[177]. Stephen was not justified in this last assumption. See Round, Geoffrey, 9.
[178]. The charter of Henry II. is given in Bémont, Chartes, 13, and in Select Charters, 135. It seems worth while to mention in this connection a notable mistake of a writer whose usual accuracy is envied by his brother historians. Mr. J. H. Round (Engl. Hist. Rev., VIII. 292) declares that “the royal power had increased so steadily that Henry II. and his sons had been able to abstain from issuing charters, and had merely taken the old tripartite oath.”
[179]. See supra, p. [32], and Round, Eng. Hist. Rev., VIII. 292.
[181]. Supra, p. 35.
[182]. Supra, p. 38.
II. Magna Carta: its Form and Juridical Nature.
Much ingenuity has been expended, without adequate return, in the effort to discover which particular category of modern jurisprudence most exactly describes the Great Charter of John. Is it an enacted law, or a treaty; the royal answer to a petition; or a declaration of rights? Is it a simple pact, bargain, or agreement between contracting parties? Or is it a combination of two or more of these? Something has been said in favour of almost every possible view, perhaps more to the bewilderment than to the enlightenment of students of history uninterested in legal subtleties.
The claim of Magna Carta to rank as a formal act of legislation has been supported on the ground that it was promulgated in what was practically a commune concilium. King John, it is maintained, met in a national assembly all the estates of his realm who were then endowed with political rights, and these concurred with him in the granting of Magna Carta.

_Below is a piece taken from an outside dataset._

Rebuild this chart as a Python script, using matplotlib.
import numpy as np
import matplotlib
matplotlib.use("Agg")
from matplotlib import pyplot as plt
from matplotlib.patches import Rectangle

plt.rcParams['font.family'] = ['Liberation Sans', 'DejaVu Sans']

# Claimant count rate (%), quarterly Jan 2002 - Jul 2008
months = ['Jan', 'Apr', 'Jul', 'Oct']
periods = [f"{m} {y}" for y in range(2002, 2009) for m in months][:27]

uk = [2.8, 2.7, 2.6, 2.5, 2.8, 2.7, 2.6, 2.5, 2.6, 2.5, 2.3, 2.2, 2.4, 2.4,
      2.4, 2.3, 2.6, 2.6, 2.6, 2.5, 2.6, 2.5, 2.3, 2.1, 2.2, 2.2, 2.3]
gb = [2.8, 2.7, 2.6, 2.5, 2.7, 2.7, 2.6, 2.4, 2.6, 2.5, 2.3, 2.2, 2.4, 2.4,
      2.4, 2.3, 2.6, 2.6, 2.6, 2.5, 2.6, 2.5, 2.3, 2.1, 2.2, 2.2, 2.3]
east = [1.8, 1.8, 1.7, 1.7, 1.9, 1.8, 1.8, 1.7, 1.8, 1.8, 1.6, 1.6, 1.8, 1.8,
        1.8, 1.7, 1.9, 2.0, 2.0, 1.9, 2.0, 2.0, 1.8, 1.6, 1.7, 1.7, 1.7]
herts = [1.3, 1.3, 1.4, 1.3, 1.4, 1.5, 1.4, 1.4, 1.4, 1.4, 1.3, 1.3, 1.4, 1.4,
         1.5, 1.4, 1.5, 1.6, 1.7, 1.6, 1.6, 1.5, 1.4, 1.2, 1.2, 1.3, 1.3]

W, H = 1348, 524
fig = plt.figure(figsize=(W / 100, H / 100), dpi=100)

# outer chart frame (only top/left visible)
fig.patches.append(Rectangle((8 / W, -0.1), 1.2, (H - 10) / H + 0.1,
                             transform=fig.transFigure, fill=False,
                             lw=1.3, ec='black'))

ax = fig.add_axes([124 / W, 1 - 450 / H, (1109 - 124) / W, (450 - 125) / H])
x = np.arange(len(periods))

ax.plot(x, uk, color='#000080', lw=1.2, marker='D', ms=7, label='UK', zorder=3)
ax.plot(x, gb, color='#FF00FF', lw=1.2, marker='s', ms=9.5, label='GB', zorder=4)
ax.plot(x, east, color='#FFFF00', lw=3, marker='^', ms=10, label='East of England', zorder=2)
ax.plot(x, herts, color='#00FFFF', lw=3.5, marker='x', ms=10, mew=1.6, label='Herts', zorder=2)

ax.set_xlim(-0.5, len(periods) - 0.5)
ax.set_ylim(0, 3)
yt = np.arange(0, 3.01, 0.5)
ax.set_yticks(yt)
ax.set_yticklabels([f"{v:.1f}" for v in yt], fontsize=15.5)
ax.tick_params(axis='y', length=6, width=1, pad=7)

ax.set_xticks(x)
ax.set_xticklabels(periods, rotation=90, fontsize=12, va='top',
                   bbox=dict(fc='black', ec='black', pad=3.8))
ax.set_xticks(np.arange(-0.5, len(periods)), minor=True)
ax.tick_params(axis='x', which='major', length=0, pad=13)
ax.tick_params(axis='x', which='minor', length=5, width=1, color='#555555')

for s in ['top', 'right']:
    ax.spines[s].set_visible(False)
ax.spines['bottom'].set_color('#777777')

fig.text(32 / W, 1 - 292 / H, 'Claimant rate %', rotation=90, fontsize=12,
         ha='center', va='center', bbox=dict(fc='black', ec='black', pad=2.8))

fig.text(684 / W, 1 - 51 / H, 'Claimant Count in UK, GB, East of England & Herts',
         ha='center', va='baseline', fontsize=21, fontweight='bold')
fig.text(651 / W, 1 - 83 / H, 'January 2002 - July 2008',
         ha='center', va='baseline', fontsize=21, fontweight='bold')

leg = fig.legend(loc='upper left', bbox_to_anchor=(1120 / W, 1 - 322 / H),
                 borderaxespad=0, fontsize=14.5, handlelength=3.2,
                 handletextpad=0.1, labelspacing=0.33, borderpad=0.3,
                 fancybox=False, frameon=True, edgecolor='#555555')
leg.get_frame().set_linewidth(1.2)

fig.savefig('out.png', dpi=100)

The consent of all who claimed a share in the making or repealing of laws—archbishops, bishops, abbots, earls, and crown-tenants, great and small—entitles the Charter to rank as a regular statute.
Against this view, however, technical informalities may be urged. Both the composition of the Council and the procedure adopted there, were irregular. No formal writs of summons had been issued, and, therefore, the meeting was never properly constituted; many individuals with the right and duty of attendance had no opportunity to be present. Further, the whole proceedings were tumultuary; the barons assembled in military array and compelled the consent of John by turbulence and show of force. On these grounds, modern jurisprudence, if appealed to, would reject the claim of the Charter to be enrolled as an ordinary statute.